We reach our potential plot. I stare at a chest high thicket of nettles, two quite sizeable trees and something I will later find described on the Royal Horticultural Society’s website as ‘a major weed problem’ – Himalayan Balsam. I am mildly horrified. Faced with the reality, Dad will decide to turn the offer down. Surely. He stands, teetering slightly.

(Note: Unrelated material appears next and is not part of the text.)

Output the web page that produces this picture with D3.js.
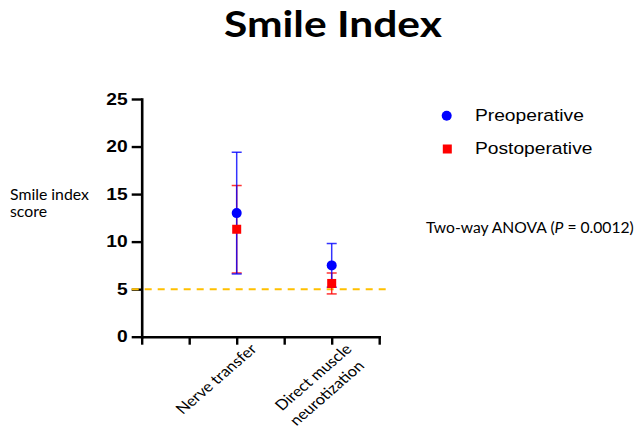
<!DOCTYPE html>
<html>
<head>
<meta charset="utf-8">
<script src="https://cdn.jsdelivr.net/npm/d3@7"></script>
<style>
  body { margin: 0; background: white; }
</style>
</head>
<body>
<div id="chart"></div>
<script>
// groups sit on slots of a 0..5 category axis
const groups = ["Nerve transfer", "Direct muscle|neurotization"];
const groupSlot = [2, 4];
const slotCount = 5;

const preMean = [13.0, 7.5];
const preLow = [6.6, 5.2];
const preHigh = [19.4, 9.8];

const postMean = [11.3, 5.6];
const postLow = [6.7, 4.5];
const postHigh = [15.9, 6.7];

const yTicks = [0, 5, 10, 15, 20, 25];
const refLine = 5;

const w = 636;
const h = 436;

const x = d3.scaleLinear().domain([0, slotCount]).range([141.7, 379.2]);
const y = d3.scaleLinear().domain([0, 25]).range([336.7, 99]);

const svg = d3.select("#chart")
  .append("svg")
  .attr("width", w)
  .attr("height", h)
  .style("background", "white");

// stretch a text element horizontally around its anchor so it spans target px
function fitWidth(sel, target) {
  sel.each(function() {
    const t = d3.select(this);
    const len = this.getComputedTextLength();
    const ax = +t.attr("x") || 0;
    const ay = +t.attr("y") || 0;
    const s = target / len;
    t.attr("transform", `translate(${ax},${ay}) scale(${s},1) translate(${-ax},${-ay})`);
  });
}

// title
const title = svg.append("text")
  .attr("x", 333)
  .attr("y", 37)
  .attr("text-anchor", "middle")
  .style("font-family", "Lato")
  .style("font-weight", "bold")
  .style("font-size", "37px")
  .text("Smile Index");
fitWidth(title, 218);

// y axis title, two lines
const yl1 = svg.append("text")
  .attr("x", 10).attr("y", 200.5)
  .style("font-family", "Lato").style("font-size", "15px")
  .text("Smile index");
const ySc = 79 / yl1.node().getComputedTextLength();
fitWidth(yl1, 79);
const yl2 = svg.append("text")
  .attr("x", 10).attr("y", 217.5)
  .style("font-family", "Lato").style("font-size", "15px")
  .text("score");
fitWidth(yl2, yl2.node().getComputedTextLength() * ySc);

// axes
const yAxis = d3.axisLeft(y).tickValues(yTicks).tickSize(10).tickSizeOuter(0).tickPadding(4);
const xAxis = d3.axisBottom(x).ticks(slotCount).tickSize(8).tickSizeOuter(0).tickFormat("");

const gy = svg.append("g").attr("transform", `translate(${x(0)},0)`).call(yAxis);
const gx = svg.append("g").attr("transform", `translate(0,${y(0)})`).call(xAxis);

[gx, gy].forEach(g => {
  g.select(".domain").attr("stroke", "#000").attr("stroke-width", 2.6).attr("stroke-linecap", "square");
  g.selectAll(".tick line").attr("stroke", "#000").attr("stroke-width", 2.4);
});
gy.selectAll(".tick text")
  .style("font-family", "Liberation Sans")
  .style("font-weight", "bold")
  .style("font-size", "16px")
  .attr("fill", "#000")
  .attr("transform", function() {
    const ax = +d3.select(this).attr("x");
    return `translate(${ax},0) scale(1.2,1) translate(${-ax},0)`;
  });

// reference line
svg.append("line")
  .attr("x1", x(0) - 10)
  .attr("x2", x(slotCount) + 8)
  .attr("y1", y(refLine))
  .attr("y2", y(refLine))
  .attr("stroke", "#FFC000")
  .attr("stroke-width", 2)
  .attr("stroke-dasharray", "7,6");

// category labels, rotated
groups.forEach((g, i) => {
  const lines = g.split("|");
  const lg = svg.append("g")
    .attr("transform", `translate(${x(groupSlot[i]) + 21},350) scale(1.15,1) rotate(-45)`);
  const t = lg.append("text")
    .attr("text-anchor", "end")
    .style("font-family", "Lato")
    .style("font-size", "14.5px")
    .attr("fill", "#000");
  lines.forEach((l, j) => {
    t.append("tspan")
      .attr("x", j === 0 ? 0 : -4)
      .attr("dy", j === 0 ? 0 : "1.35em")
      .text(l);
  });
});

function errorBars(lo, hi, color) {
  const cap = 5;
  const eb = svg.append("g").attr("stroke", color).attr("stroke-width", 1.5).attr("stroke-opacity", 0.8);
  groupSlot.forEach((s, i) => {
    const cx = x(s);
    eb.append("line").attr("x1", cx).attr("x2", cx).attr("y1", y(lo[i])).attr("y2", y(hi[i]));
    eb.append("line").attr("x1", cx - cap).attr("x2", cx + cap).attr("y1", y(lo[i])).attr("y2", y(lo[i]));
    eb.append("line").attr("x1", cx - cap).attr("x2", cx + cap).attr("y1", y(hi[i])).attr("y2", y(hi[i]));
  });
}

errorBars(postLow, postHigh, "#FF0000");
errorBars(preLow, preHigh, "#0000FF");

svg.selectAll("circle.pre")
  .data(preMean)
  .enter()
  .append("circle")
  .attr("class", "pre")
  .attr("cx", (d, i) => x(groupSlot[i]))
  .attr("cy", d => y(d))
  .attr("r", 5)
  .attr("fill", "#0000FF");

const sq = 9;
svg.selectAll("rect.post")
  .data(postMean)
  .enter()
  .append("rect")
  .attr("class", "post")
  .attr("x", (d, i) => x(groupSlot[i]) - sq / 2)
  .attr("y", d => y(d) - sq / 2)
  .attr("width", sq)
  .attr("height", sq)
  .attr("fill", "#FF0000");

// legend
svg.append("circle").attr("cx", 446.7).attr("cy", 115.7).attr("r", 5).attr("fill", "#0000FF");
svg.append("rect").attr("x", 447.3 - sq / 2).attr("y", 149 - sq / 2).attr("width", sq).attr("height", sq).attr("fill", "#FF0000");
const lt1 = svg.append("text")
  .attr("x", 475).attr("y", 121.3)
  .style("font-family", "Liberation Sans").style("font-size", "17px")
  .text("Preoperative");
const lSc = 109 / lt1.node().getComputedTextLength();
fitWidth(lt1, 109);
const lt2 = svg.append("text")
  .attr("x", 475).attr("y", 154.3)
  .style("font-family", "Liberation Sans").style("font-size", "17px")
  .text("Postoperative");
fitWidth(lt2, lt2.node().getComputedTextLength() * lSc);

// stats note, right up against the edge
const note = svg.append("text")
  .attr("x", 426).attr("y", 233)
  .style("font-family", "Lato").style("font-size", "15px");
note.append("tspan").text("Two-way ANOVA (");
note.append("tspan").style("font-style", "italic").text("P");
note.append("tspan").text(" = 0.0012)");
fitWidth(note, 208);
</script>
</body>
</html>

‘Looks like a lot of hard work,’ I say.
He grins. ‘That’s the beauty of it.’
‘What?’
‘It’s in such a state they’re letting us have it free for the first year. It’s a beautiful spot, isn’t it? The river is just on the other side of that fence! And is that a blackcurrant bush in the middle?’ I peer but see only the powdery green hue of flowering nettles. Dad, taken out of school at 14 and set to work because his own father had lost his job, is thrifty to a fault and I am sure his appreciation of beauty is less to do with the river and more to do with the fact it isn’t going to cost him a penny. And there’s that word ‘us’ again. He goes on, ‘Even if all we ever do is pick blackcurrants, we’ll still be quids in!’
Now is the time to make my position clear. I have neither the time nor the inclination to take on a project like this. The only vegetables I recognise in growing form are potatoes and peas. Mr Mandy Sutter has zero interest in becoming a man of the soil so we can’t count on him for help. But somehow these words, though perfectly formed in my mind, don’t come out of my mouth. The thing is, I haven’t seen Dad so enthusiastic about anything for ages.
Soon after making their new start up North, Mum, disorientated in the unfamiliar flat, had a fall. She was never the same and died two years later. It was a terrible blow. But today Dad looks almost happy. As for me, a heady, reckless feeling is on me, a known accompaniment to any doomed new project. I’m in my fifties now and the last time Dad and I did anything horticultural together was at five when I made him ‘garden salads’ from grass, leaves and flowers, insisting that he ate them and watching to make sure he swallowed. Is it time this relationship moved on? I find myself turning to him and smiling. ‘It IS a beautiful spot.’